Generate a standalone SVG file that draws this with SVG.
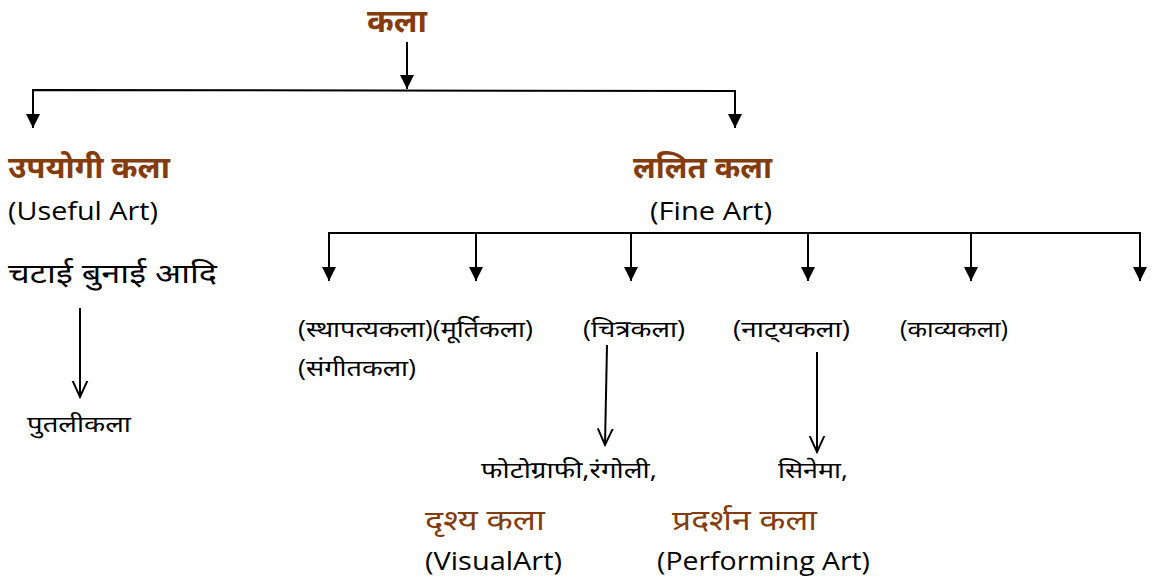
<svg xmlns="http://www.w3.org/2000/svg" width="1157" height="583" viewBox="0 0 1157 583">
<style>
text{font-family:"Open Sans","Noto Sans","Liberation Sans",sans-serif;fill:#000}
.h{fill:#843C0C;font-size:30px;font-weight:bold}
.s{fill:#843C0C;font-size:28px}
.e{font-size:26px}
.d{font-size:23px}
.c{stroke:#000;stroke-width:2;fill:none}
</style>
<defs>
<marker id="tri" viewBox="0 0 10 10" refX="10" refY="5" markerWidth="15" markerHeight="14" markerUnits="userSpaceOnUse" orient="auto">
<path d="M0,0 L10,5 L0,10 z" fill="#000"/>
</marker>
<marker id="open" viewBox="0 0 12 12" refX="11" refY="6" markerWidth="18" markerHeight="18" markerUnits="userSpaceOnUse" orient="auto">
<path d="M0,1 L11,6 L0,11" fill="none" stroke="#000" stroke-width="1.3"/>
</marker>
</defs>
<rect width="1157" height="583" fill="#fff"/>
<g id="connectors">
<line class="c" x1="407" y1="42" x2="407" y2="89" marker-end="url(#tri)"/>
<polyline class="c" points="33,128 33,90 735,91 735,128"/>
<line class="c" x1="33" y1="110" x2="33" y2="128" marker-end="url(#tri)"/>
<line class="c" x1="735" y1="110" x2="735" y2="128" marker-end="url(#tri)"/>
<line class="c" x1="328" y1="233" x2="1141" y2="233"/>
<line class="c" x1="329" y1="233" x2="329" y2="281" marker-end="url(#tri)"/>
<line class="c" x1="476" y1="234" x2="476" y2="281" marker-end="url(#tri)"/>
<line class="c" x1="631" y1="233" x2="631" y2="281" marker-end="url(#tri)"/>
<line class="c" x1="808" y1="233" x2="808" y2="281" marker-end="url(#tri)"/>
<line class="c" x1="971" y1="233" x2="971" y2="281" marker-end="url(#tri)"/>
<line class="c" x1="1140" y1="233" x2="1140" y2="281" marker-end="url(#tri)"/>
<line class="c" x1="80" y1="308" x2="80" y2="397" marker-end="url(#open)"/>
<line class="c" x1="607" y1="345" x2="605" y2="445" marker-end="url(#open)"/>
<line class="c" x1="817" y1="352" x2="817" y2="452" marker-end="url(#open)"/>
</g>
<g id="kala"><text class="h" x="367" y="32" style="font-size:32px" textLength="60" lengthAdjust="spacingAndGlyphs">कला</text></g>
<g id="upyogi">
<text class="h" x="8" y="178" textLength="162" lengthAdjust="spacingAndGlyphs">उपयोगी कला</text>
<text class="e" x="8" y="220" textLength="150" lengthAdjust="spacingAndGlyphs">(Useful Art)</text>
<text class="d" x="8" y="283" style="font-size:27px" textLength="209" lengthAdjust="spacingAndGlyphs">चटाई बुनाई आदि</text>
</g>
<g id="putli"><text class="d" x="27" y="432" textLength="104" lengthAdjust="spacingAndGlyphs">पुतलीकला</text></g>
<g id="lalit">
<text class="h" x="633" y="178" textLength="139" lengthAdjust="spacingAndGlyphs">ललित कला</text>
<text class="e" x="650" y="220" textLength="122" lengthAdjust="spacingAndGlyphs">(Fine Art)</text>
</g>
<g id="sthapatya"><text class="d" x="298" y="337" textLength="235" lengthAdjust="spacingAndGlyphs">(स्थापत्यकला)(मूर्तिकला)</text>
<text class="d" x="298" y="376" textLength="118" lengthAdjust="spacingAndGlyphs">(संगीतकला)</text></g>
<g id="chitra"><text class="d" x="583" y="337" textLength="102" lengthAdjust="spacingAndGlyphs">(चित्रकला)</text></g>
<g id="natya"><text class="d" x="733" y="337" textLength="117" lengthAdjust="spacingAndGlyphs">(नाट्‌यकला)</text></g>
<g id="kavya"><text class="d" x="900" y="337" textLength="108" lengthAdjust="spacingAndGlyphs">(काव्यकला)</text></g>
<g id="photo"><text class="d" x="481" y="478" textLength="176" lengthAdjust="spacingAndGlyphs">फोटोग्राफी,रंगोली,</text></g>
<g id="cinema"><text class="d" x="778" y="478" textLength="70" lengthAdjust="spacingAndGlyphs">सिनेमा,</text></g>
<g id="drishya">
<text class="s" x="425" y="530" textLength="120" lengthAdjust="spacingAndGlyphs">दृश्य कला</text>
<text class="e" x="425" y="570" textLength="137" lengthAdjust="spacingAndGlyphs">(VisualArt)</text>
</g>
<g id="pradarshan">
<text class="s" x="672" y="530" textLength="145" lengthAdjust="spacingAndGlyphs">प्रदर्शन कला</text>
<text class="e" x="657" y="570" textLength="213" lengthAdjust="spacingAndGlyphs">(Performing Art)</text>
</g>
</svg>
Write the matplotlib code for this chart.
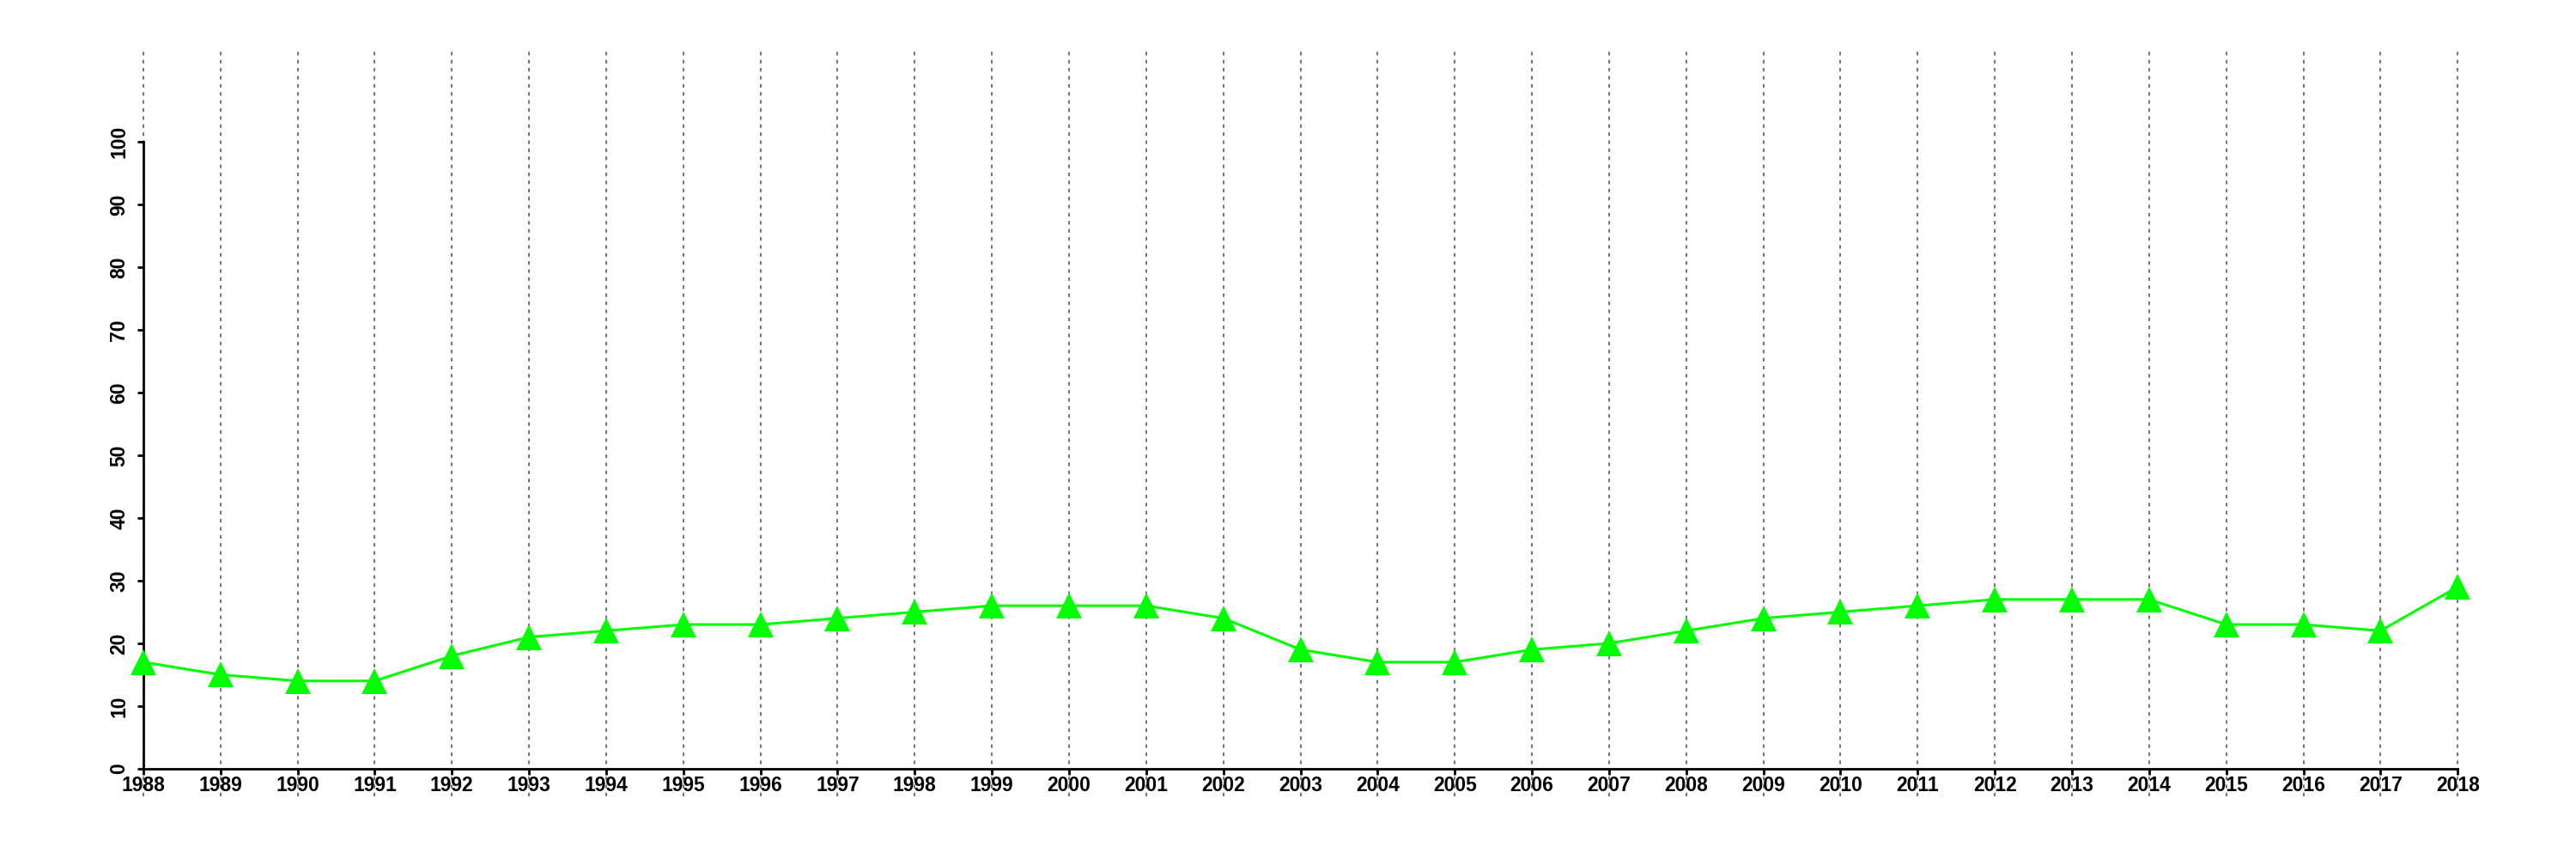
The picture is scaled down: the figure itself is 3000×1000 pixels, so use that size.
import numpy as np
import matplotlib.pyplot as plt

plt.rcParams['font.family'] = ['Liberation Sans', 'DejaVu Sans']
plt.rcParams['font.weight'] = 'bold'

years = list(range(1988, 2019))
values = [17, 15, 14, 14, 18, 21, 22, 23, 23, 24, 25, 26, 26, 26, 24, 19,
          17, 17, 19, 20, 22, 24, 25, 26, 27, 27, 27, 23, 23, 22, 29]
yticks = list(range(0, 101, 10))

fig = plt.figure(figsize=(30, 10), dpi=100)
ax = fig.add_axes([0.0197, 0.073, 0.9703, 0.867])

# spines first, set_position resets the ticks
for s in ['top', 'right']:
    ax.spines[s].set_visible(False)
ax.spines['left'].set_position(('data', 1988))
ax.spines['bottom'].set_position(('data', 0))
ax.spines['left'].set_bounds(0, 100)
ax.spines['bottom'].set_bounds(1988, 2018)
ax.spines['left'].set_linewidth(2)
ax.spines['bottom'].set_linewidth(2)

ax.plot(years, values, color='#00ff00', linewidth=2.2, marker='^',
        markersize=21, markeredgewidth=0, zorder=3)

ax.set_xlim(1986.8, 2019.2)
ax.set_ylim(-4.4, 114.4)
ax.set_xticks(years)
ax.set_yticks(yticks)

ax.grid(axis='x', color='#777777', linestyle=(0, (2, 2.5)), linewidth=1.5)
ax.set_axisbelow(True)

ax.tick_params(axis='x', length=5, width=2, pad=1, labelsize=16.5)
ax.tick_params(axis='y', length=5, width=2, pad=7, labelsize=16.5,
               labelrotation=90)
for lab in ax.get_yticklabels():
    lab.set_va('center')

fig.savefig('out.png', dpi=100)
+--
_Task prompt_:
From the entries above, copy exactly the lines starting at the one with "Write the matplotlib code for this chart." and stopping at the one with "plt.rcParams['font.weight'] = 'bold'", keeping both ends. Drop the pictures.

_Correct result_:
Write the matplotlib code for this chart.
The picture is scaled down: the figure itself is 3000×1000 pixels, so use that size.
import numpy as np
import matplotlib.pyplot as plt

plt.rcParams['font.family'] = ['Liberation Sans', 'DejaVu Sans']
plt.rcParams['font.weight'] = 'bold'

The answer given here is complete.